Return Merchandise Authorization Checklist

Intake and RMA Issuance

    Most policies allow 30 or 60 days from delivery date — confirm the cadence in your posted policy. Final-sale, clearance, and intimate apparel are typically excluded; flag these before promising the customer an RMA.

    Reason drives downstream routing — defective items go to QA, wrong-size items go straight to restock, buyer's-remorse triggers restocking fee per posted policy. Refund-fraud patterns (chronic high-dollar wardrobing returns) should be flagged here, not at the refund step.

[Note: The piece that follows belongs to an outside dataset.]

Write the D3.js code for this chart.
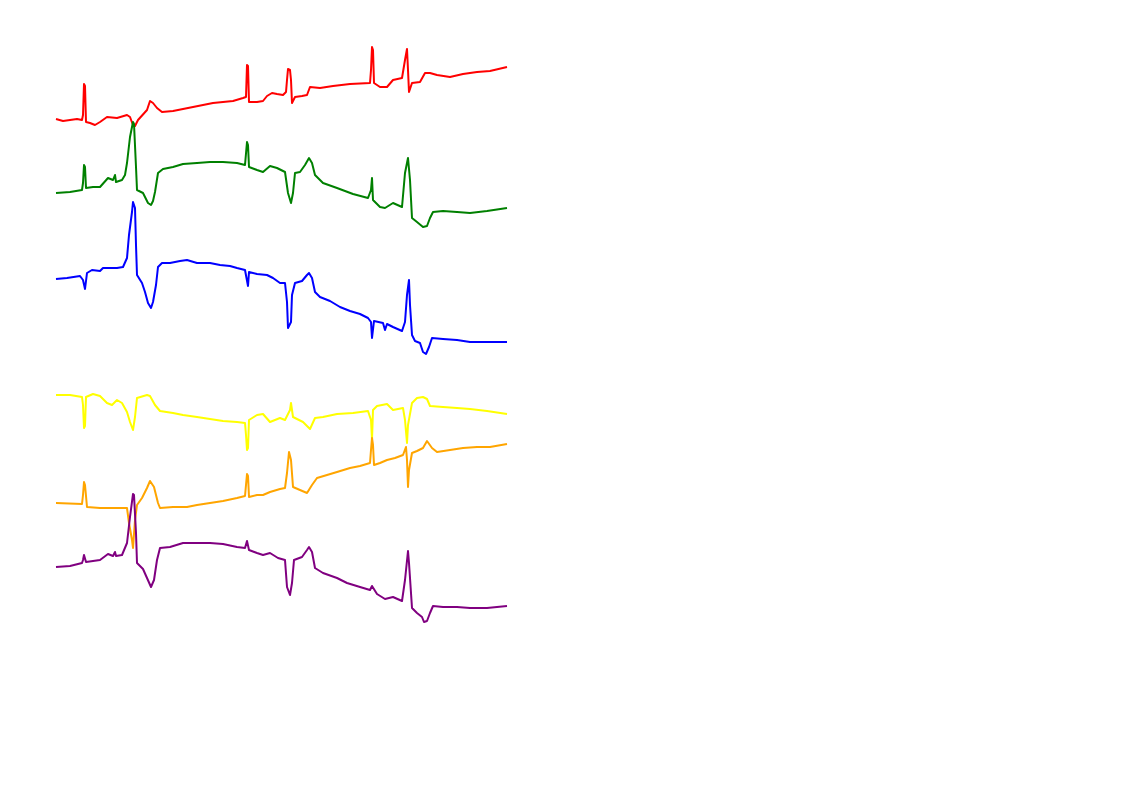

    Generate the RMA in the OMS and email the customer the prepaid label (or return-to-store instructions for BORIS). Include packing requirements: original tags attached, original packaging if available, RMA number written on the outside of the box.

Receiving and Inspection

    Scan the RMA barcode at receiving. Packages without an RMA reference get staged separately — do not blind-restock. Note the carrier tracking number against the RMA record so disputes have an audit trail.

    Check tags attached, original packaging present, all accessories included (belt, dust bag, hardware, manual). Wardrobing — clearly worn-and-returned merchandise — should be photographed before any restock decision in case the customer disputes the partial refund.

    For electronics or mechanical items, replicate the customer's reported issue before classifying as defective. NDF (no-defect-found) returns get coded separately so warranty-claim rates against the vendor stay accurate.

    Match inspection result to policy: full refund for defective-confirmed and wrong-item, refund-minus-restocking-fee for buyer's-remorse on opened items, replacement for in-stock SKU swaps, repair for warranty cases, denial for wardrobing or out-of-window.

Manager Review on Exceptions

    Denials require manager sign-off before the customer is notified. Document the policy basis (out-of-window, final-sale, wardrobing evidence) so the response to the inevitable chargeback or social-media complaint is consistent with the record.

    Use the templated denial email referencing the specific policy clause. Offer the customer the option to have the merchandise shipped back at their cost, or disposed of after 14 days.

Refund and Inventory Disposition

    Refund to the original tender — card, gift card, or store credit per posted policy. Refunds over the manager-approval threshold (typically $50–$100) require a key-holder PIN at the register; do not work around the prompt.

    Resellable units go back to the sales floor or web-available pool. B-stock moves to the markdown bin with the appropriate price tier. Defective units route to RTV staging with the vendor RA number; do not write off without the RTV path attempted first.

    Confirmation email includes the refund amount, the tender it was issued to, and the expected settlement window (2-5 business days for credit cards, immediate for store credit). Replacements include the new order number and tracking link.

    Tag the return with reason and resolution codes so the weekly close pulls accurate refund-rate, NDF-rate, and wardrobing-flag metrics. Cashier and associate IDs are part of the record to support the monthly high-refund-cashier audit.